I love big storms and he's just as curious as I am so we couldn't resist running outside to take a look. It was raining and the clouds were swirling all around just above the tops of the trees. Pea-sized hail started to come down and I decided to head in. We had already tossed the cats into the basement so I went and checked out the TV again. The sirens were still wailing. I called my mom (she lives just a few blocks away) and asked her if they were in the basement. "We are and you'd better be too!" she admonished me.
Suddenly B bursts in from the garage and his skittishness infects me too.
"Do we need to head downstairs?"
"I don't know, but I saw the neighbor guy booking it indoors so I figured I'd better get inside too!" He says this with a mixture of anxiety, wonderment and excitement. We open the door to head downstairs and our calico feline, Alabama, darts out like a multicolored bullet and runs away. Cursing her I give chase and grab her as she heads up to the second floor.
That darn cat will sit and whine at the door to the basement on any other day, but when she needs to be down there, she wants nothing to do with it. Typical cat!
The basement is actually our roommate's apartment but he's away at his job for months yet so it's just the four of us--me, the Big B and our furry feline children. To say our rommate's a minimalist is an extreme understatement, so we had no TV to watch downstairs to keep up with what was happening. The view out the windows was poor because of the rain spatter and it was maddening to be stuck downstairs with no information. I told B to keep his mom on the phone for updates, but soon enough it was over and we were able to head back upstairs.
The aftermath was significant. Large parts of North Minneapolis were hit, not very far from our house. My bus route to work was detoured because Lyndale avenue had blocks of downed trees obstructing the road.
I managed to snap some photos from the bus ride home later that week after the road had been cleared. I apologize for the horrible picture quality but that's the best you're gonna get with a cell phone camera taken from inside a moving vehicle.
The pic doesn't do justice to how big this downed tree was.
It took up the entire backyard of this home.
Clean up crews busy working
Later that week the Big B picked me up from work and I made him take Lyndale rather than the freeway so I could snap a few more photos from the car. Slightly better pics--you can really see how powerful this storm was and how much damage these trees did when they came down. A lot of the downed trees were boulevard ones with growth that was constrained by the sidewalks and infrastructure of a major city.

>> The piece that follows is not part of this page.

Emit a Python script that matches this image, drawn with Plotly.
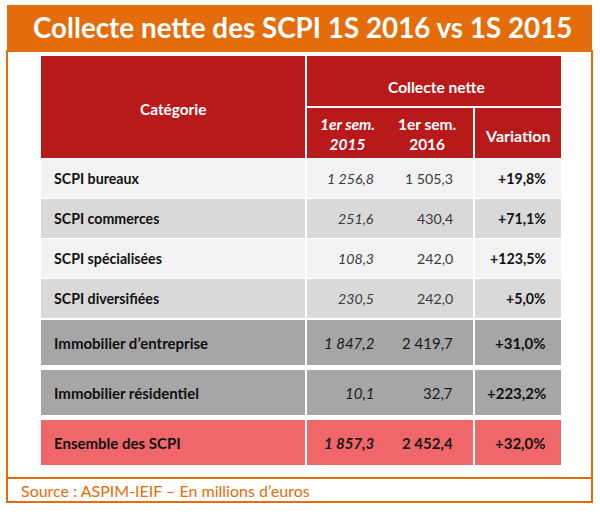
import plotly.graph_objects as go

# ---------------- data ----------------
title_text = "Collecte nette des SCPI 1S 2016 vs 1S 2015"
source_text = "Source : ASPIM-IEIF – En millions d’euros"
header_cat = "Catégorie"
header_group = "Collecte nette"
header_2015 = "1er sem.<br>2015"
header_2016 = "1er sem.<br>2016"
header_var = "Variation"

categories = ["SCPI bureaux", "SCPI commerces", "SCPI spécialisées", "SCPI diversifiées",
              "Immobilier d’entreprise", "Immobilier résidentiel", "Ensemble des SCPI"]
collecte_2015 = [1256.8, 251.6, 108.3, 230.5, 1847.2, 10.1, 1857.3]
collecte_2016 = [1505.3, 430.4, 242.0, 242.0, 2419.7, 32.7, 2452.4]
variation = [19.8, 71.1, 123.5, 5.0, 31.0, 223.2, 32.0]

# ---------------- style ----------------
W, H = 600, 514
FONT = "Lato, 'Open Sans', sans-serif"
ORANGE = "#E46C0A"
RED = "#B81A1C"
row_fill = ["#F2F2F2", "#D9D9D9", "#F2F2F2", "#D9D9D9", "#A6A6A6", "#A6A6A6", "#F0676A"]
row_heights = [39, 39, 39, 39, 45, 45, 45]
row_gaps = [1, 1, 1, 1, 2, 5, 5]
col_edges = [40, 306, 474, 562]
head_top, head_mid, head_bot = 56, 107, 158
gap = 2


def fr(v, dec=1):
    s = f"{v:,.{dec}f}"
    return s.replace(",", " ").replace(".", ",")


shapes = []
annotations = []


def rect(x0, y0, x1, y1, color, line=None, lw=0):
    shapes.append(dict(type="rect", xref="x", yref="y", x0=x0, x1=x1, y0=y0, y1=y1,
                       fillcolor=color, line=dict(color=line or color, width=lw),
                       layer="below"))


def text(x, y, s, size, color, xanchor="center", family=FONT):
    annotations.append(dict(x=x, y=y, xref="x", yref="y", text=s, showarrow=False,
                            xanchor=xanchor, yanchor="middle",
                            font=dict(family=family, size=size, color=color), align="center"))


# outer frame
rect(7, 51, 592, 502, "rgba(0,0,0,0)", ORANGE, 2)
shapes.append(dict(type="line", xref="x", yref="y", x0=7, x1=592, y0=478, y1=478,
                   line=dict(color=ORANGE, width=2)))
# title banner
rect(7, 5, 592, 51, ORANGE)
text(302, 27, f"<b>{title_text}</b>", 27.8, "white")

# header cells
h = gap / 2
rect(col_edges[0] + h, head_top, col_edges[1] - h, head_bot, RED)
rect(col_edges[1] + h, head_top, col_edges[3] - h, head_mid - h, RED)
rect(col_edges[1] + h, head_mid + h, col_edges[2] - h, head_bot, RED)
rect(col_edges[2] + h, head_mid + h, col_edges[3] - h, head_bot, RED)
text((col_edges[0] + col_edges[1]) / 2, 109, f"<b>{header_cat}</b>", 15.4, "white")
text(436, 87, f"<b>{header_group}</b>", 15.6, "white")
text(347, 133.5, f"<b><i>{header_2015}</i></b>", 15.5, "white")
text(427, 133.5, f"<b>{header_2016}</b>", 15.5, "white")
text((col_edges[2] + col_edges[3]) / 2, 135, f"<b>{header_var}</b>", 16, "white")

# body rows
y = head_bot
for i, cat in enumerate(categories):
    y0 = y + row_gaps[i]
    y1 = y0 + row_heights[i]
    for c in range(3):
        rect(col_edges[c] + h, y0, col_edges[c + 1] - h, y1, row_fill[i])
    ym = (y0 + y1) / 2
    big = i >= 4
    fs = 15 if big else 14.2
    bold_vals = i == 6
    v15 = f"<i>{fr(collecte_2015[i])}</i>"
    v16 = fr(collecte_2016[i])
    if bold_vals:
        v15, v16 = f"<b>{v15}</b>", f"<b>{v16}</b>"
    txtcol = "#1A1A1A" if big else "#3A3A3A"
    text(52, ym, f"<b>{cat}</b>", fs, "#111111", xanchor="left")
    text(376, ym, v15, fs, txtcol, xanchor="right")
    text(455, ym, v16, fs, txtcol, xanchor="right")
    text(548, ym, f"<b>+{fr(variation[i])}%</b>", fs, "#111111", xanchor="right")
    y = y1

# source
text(19, 490, source_text, 16, ORANGE, xanchor="left")

fig = go.Figure()
fig.update_layout(
    width=W, height=H, margin=dict(l=0, r=0, t=0, b=0),
    paper_bgcolor="white", plot_bgcolor="white",
    xaxis=dict(range=[0, W], visible=False, fixedrange=True),
    yaxis=dict(range=[H, 0], visible=False, fixedrange=True),
    shapes=shapes, annotations=annotations, showlegend=False,
)
fig.write_html("out.html", post_script="document.body.style.margin='0';document.body.style.overflow='hidden';",
               config={"displayModeBar": False})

The fallen tree had been removed from this house
already but you can see the damage it left behind.
Hundreds of homes were damaged, some much more
severely than this one.
After all these crappy cell phone shots of the damage I was itching to get my actual camera out and take closer pics so I drove myself and B out to a park thirty or so blocks away from our house.
He snuck in this shot
It's so random how nature takes some trees while
one right next to them is spared.
The Big B provides some perspective
for the scale of the root system
The picture above and the next three below are all of the same tree.
If I had jumped down into the bottom of the hole
left by the roots, I'd have been half as tall in this picture.
These kids were playing and were eager to show us
the debris they'd found.
I wish that pictures would do more justice to how incredibly LARGE all these trees were. I would back up to where I thought I could get the sheer scale and size framed in the picture, and then would have to back up some more, and some more, before I felt I had gotten it okay. Eventually I gave up and used the us to provide some scale in a few shots (willingly and unwittingly, depending!).
As much as I love storms and would like to see a tornado up close & personal (as safely as possible), I don't like seeing how much damage they can do and how much injury they cause people.
The N. Mpls community was reeling from this. It's one of the poorer areas in Minnesota and it's just another strike of Murphy's Law that this was the area hit so heavily with damage. The people really pulled together and now less than two weeks after the storms hit, the clean up is well on it's way to being completed. It's gratifying to see how even a "bad" neighborhood can pull together and help each other out when times are rough. People are reaching out to one another and offering aid while clean up efforts continue and homes are repaired enough so that the owners can return.
I'm grateful we were spared this type of damage in our area and that I could safely see the aftermath of one of nature's temper tantrums.
It puts you in your place to see a 5-story tree knocked over like a matchstick.